The state sought public comment on the concept, bringing 1,400 responses, 83 percent of them opposed, DNR spokeswoman Olivia Campbell said. About 500 people packed a January hearing in Garrett County and nearly shouted down wind-power industry spokesman Frank Maisano when he likened wind farms to logging, which he called an “industrial” use of the land.
Advocates for state wind farm leases have cited the growing demand for energy in Maryland, which faces the risk of rolling blackouts as early as 2011 without additional power generation, according to PJM Interconnection, which runs the transmission grid for a 13-state area.
A bill proposed by O’Malley and passed by the just-concluded General Assembly requires that 20 percent of Maryland’s power come from renewable sources by 2022.
Maisano said on Friday that regardless of O’Malley’s decision, wind-power developers would keep pursuing projects on private land in western Maryland. “Some are moving forward toward construction as early as next year,” he said.
David F. McAnally, whose company is seeking Public Service Commission approval for a 28-turbine project on private and county-owned property in Garrett County, said: “We must have wind projects in order for the state to meet its renewable policy priorities, as well as providing important jobs and tax revenue for local communities.”
Two other companies are planning at least two other wind farms, totaling 42 turbines, on private land in western Maryland.

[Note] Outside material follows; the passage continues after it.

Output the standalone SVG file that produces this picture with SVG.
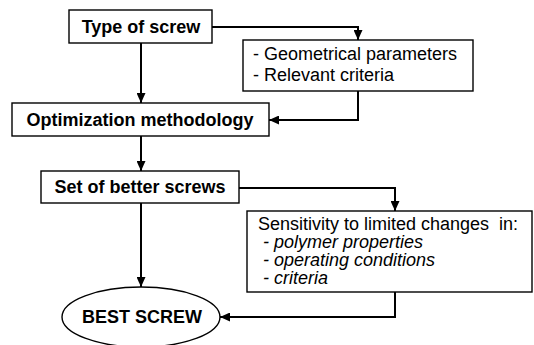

In Delaware, Delmarva Power recently included existing and planned Maryland wind farms among the 1,697 megawatts of onshore wind electricity sources potentially available to Delaware customers as an alternative to the Bluewater Wind offshore wind plan.
Company officials said wind from Maryland, Pennsylvania, Indian and Illinois would cost from one-third to one half less than Bluewater's proposed rates for a 25-year contract. Amounts are "more than enough" to meet local needs, the company reported.
Bluewater spokesman Jim Lanard quickly accused Delmarva of omitting some costs for transmission and regional grid charges from the onshore wind estimates, creating an unfair comparision. Lanard said Bluewater's project also will bring jobs to Delaware.
Bill Yingling, a spokesman for Delmarva, said the company was still analyzing bids from 10 land-based developers and confirmed that the recently released estimates were for wind-farm supplies only. Final estimates still will show a large savings over electricity from Bluewater's plan, Yingling said.
Yingling said Bluewater's cost estimates also omit some expenses, including costs created by a 300 megawatt "must take" contract that could force Delmarva to sell excess, higher-priced offshore wind electricity during low demand periods.
Lanard said that Delmarva also unfairly compared its onshore wind project solely with Bluewater's, despite a Public Service Commission recommendation to include a backup, on-shore gas fired plant that would have a lower combined electricity rate.
In a related development, New Jersey's Board of Public Utilities this week announced the formation of a review committee to examine bids for offshore wind projects in that state. Three companies have submitted proposals for rights to develop up to 350 megawatts of offshore wind production, under a New Jersey plan that requires bidders to make their own private arrangements for electricity sales. Up to $19 million will be available to assist developers in the form of a one-time state subsidy.